8.6 The Client undertakes to indemnify Brazicious against any claims by third parties deriving from the use of the product supplied or the services rendered.
8.7 The Client similarly undertakes to indemnify Brazicious against any claims by third parties on account of alleged violation or infringement of property rights, proprietary rights, patent rights, copyrights or any other intellectual property rights in connection with the performance of the contract.
- Dissolution and Force Majeure
9.1 If the Client fails to meet its obligations, if the Client is declared insolvent or bankrupt or if a petition is filed for the Client’s compulsory liquidation or bankruptcy, if the Client applies for or obtains a moratorium, if the Client is subject to an arrangement under the debt rescheduling regulations for natural persons or if the Client’s company or business is liquidated, Brazicious shall have the right, without being required to pay any compensation, to dissolve the contract in whole or in part or to suspend performance of the contract. Brazicious shall in that case be entitled to demand immediate payment of any outstanding amounts.

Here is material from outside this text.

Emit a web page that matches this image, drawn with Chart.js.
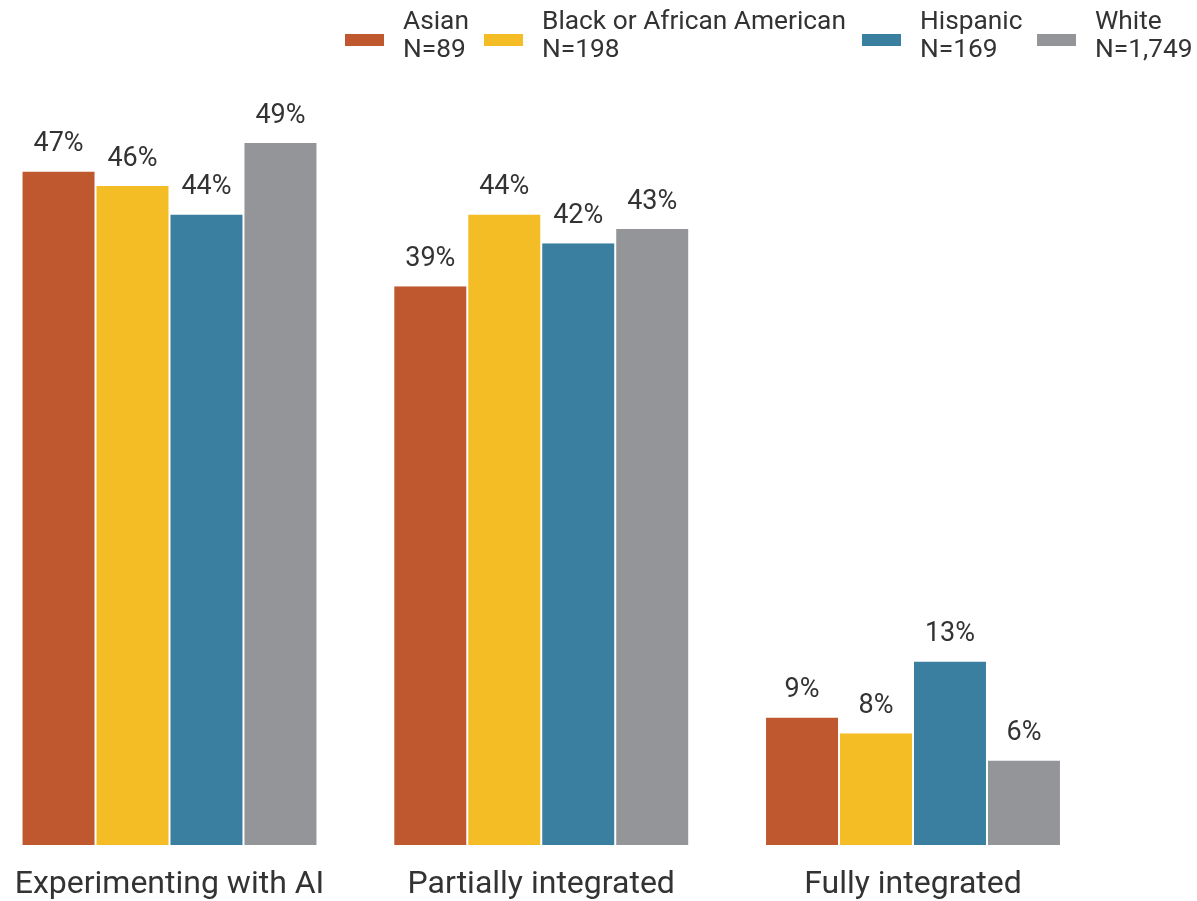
<!DOCTYPE html>
<html lang="en">
<head>
    <meta charset="UTF-8">
    <title>AI integration by race</title>
    <script src="https://cdn.jsdelivr.net/npm/chart.js"></script>
    <style>
        body { margin: 0; background: #fff; font-family: Roboto, sans-serif; color: #333; }
        #wrap { position: relative; width: 1197px; height: 901px; overflow: hidden; }
        .item { position: absolute; top: 6px; display: flex; align-items: flex-start; white-space: nowrap; }
        .sw { width: 39px; height: 12px; margin-top: 28px; margin-right: 19px; flex-shrink: 0; }
        .txt { font-size: 26.3px; line-height: 28px; }
    </style>
</head>
<body>
    <div id="wrap">
        <canvas id="chart" width="1197" height="901"></canvas>
    </div>

    <script>
        const categories = ['Experimenting with AI', 'Partially integrated', 'Fully integrated'];
        const groups = ['Asian', 'Black or African American', 'Hispanic', 'White'];
        const sampleSizes = ['N=89', 'N=198', 'N=169', 'N=1,749'];
        const colors = ['#C0582F', '#F5BD25', '#3A7EA0', '#949598'];

        const asian = [47, 39, 8.9];
        const black = [46, 44, 7.8];
        const hispanic = [44, 42, 12.8];
        const white = [49, 43, 5.9];
        const series = [asian, black, hispanic, white];

        // legend as html, built from the same arrays
        const legendLeft = [345, 484, 862, 1037];
        const wrap = document.getElementById('wrap');
        groups.forEach((g, i) => {
            const item = document.createElement('div');
            item.className = 'item';
            item.style.left = legendLeft[i] + 'px';
            item.innerHTML = '<div class="sw" style="background:' + colors[i] + '"></div>' +
                '<div class="txt">' + g + '<br>' + sampleSizes[i] + '</div>';
            wrap.appendChild(item);
        });

        const valueLabels = {
            id: 'valueLabels',
            afterDatasetsDraw(chart) {
                const ctx = chart.ctx;
                ctx.save();
                ctx.font = '27px Roboto';
                ctx.fillStyle = '#333';
                ctx.textAlign = 'center';
                ctx.textBaseline = 'middle';
                chart.data.datasets.forEach((ds, i) => {
                    chart.getDatasetMeta(i).data.forEach((bar, j) => {
                        ctx.fillText(Math.round(ds.data[j]) + '%', bar.x, bar.y - 27);
                    });
                });
                ctx.restore();
            }
        };

        new Chart(document.getElementById('chart').getContext('2d'), {
            type: 'bar',
            data: {
                labels: categories,
                datasets: series.map((d, i) => ({
                    label: groups[i],
                    data: d,
                    backgroundColor: colors[i],
                    borderColor: '#fff',
                    borderWidth: { left: 1, right: 1, top: 0, bottom: 0 },
                    borderSkipped: false,
                    categoryPercentage: 0.796,
                    barPercentage: 1,
                    clip: false
                }))
            },
            options: {
                responsive: false,
                animation: false,
                layout: { padding: { left: 169.5, right: 284, top: 57, bottom: -24.4 } },
                plugins: { legend: { display: false }, tooltip: { enabled: false } },
                scales: {
                    x: {
                        offset: false,
                        grid: { display: false, drawTicks: false },
                        border: { display: false },
                        ticks: { font: { family: 'Roboto', size: 32 }, color: '#333', padding: 21, maxRotation: 0 },
                        afterFit(scale) {
                            scale.paddingLeft = 0;
                            scale.paddingRight = 0;
                        }
                    },
                    y: {
                        display: false,
                        min: 0,
                        max: 55
                    }
                }
            },
            plugins: [valueLabels]
        });
    </script>
</body>
</html>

9.2 Should Brazicious prove unable to meet its obligations due to circumstances beyond its control and risk, it shall be entitled to dissolve the contract without being liable to pay any compensation whatsoever. Such circumstances (force majeure) include, but are not limited to: fire, accidents, illness, strikes, riots, war, terrorist attacks, transport restrictions and delays, government measures, disruption of the services of Internet providers, negligence on the part of suppliers or any other circumstances beyond the Brazicious’ control.
9.3 If Brazicious is compelled by force majeure to discontinue further performance of the contract, it shall retain the right to payment for any work performed up to that moment as well as reimbursement for any costs and out-of-pocket expenses incurred.
10.1 Barring explicit agreement in writing to the contrary, the copyright on translations produced by Brazicious shall devolve upon the Client at such time as the Client meets all its financial and other obligations to Brazicious in full with respect to the work in question.
- Final arrangements
11.1 This agreement is governed by Italian law and the competent court is in Milan.
11.2 Only written agreements between the parties will be taken into consideration. The invalidity or unenforceability of any provision of the agreement shall not affect the validity or invalidity of the whole contract. The invalid or ineffective provisions will be replaced by valid and enforceable provisions that are as similar as possible to the original intention.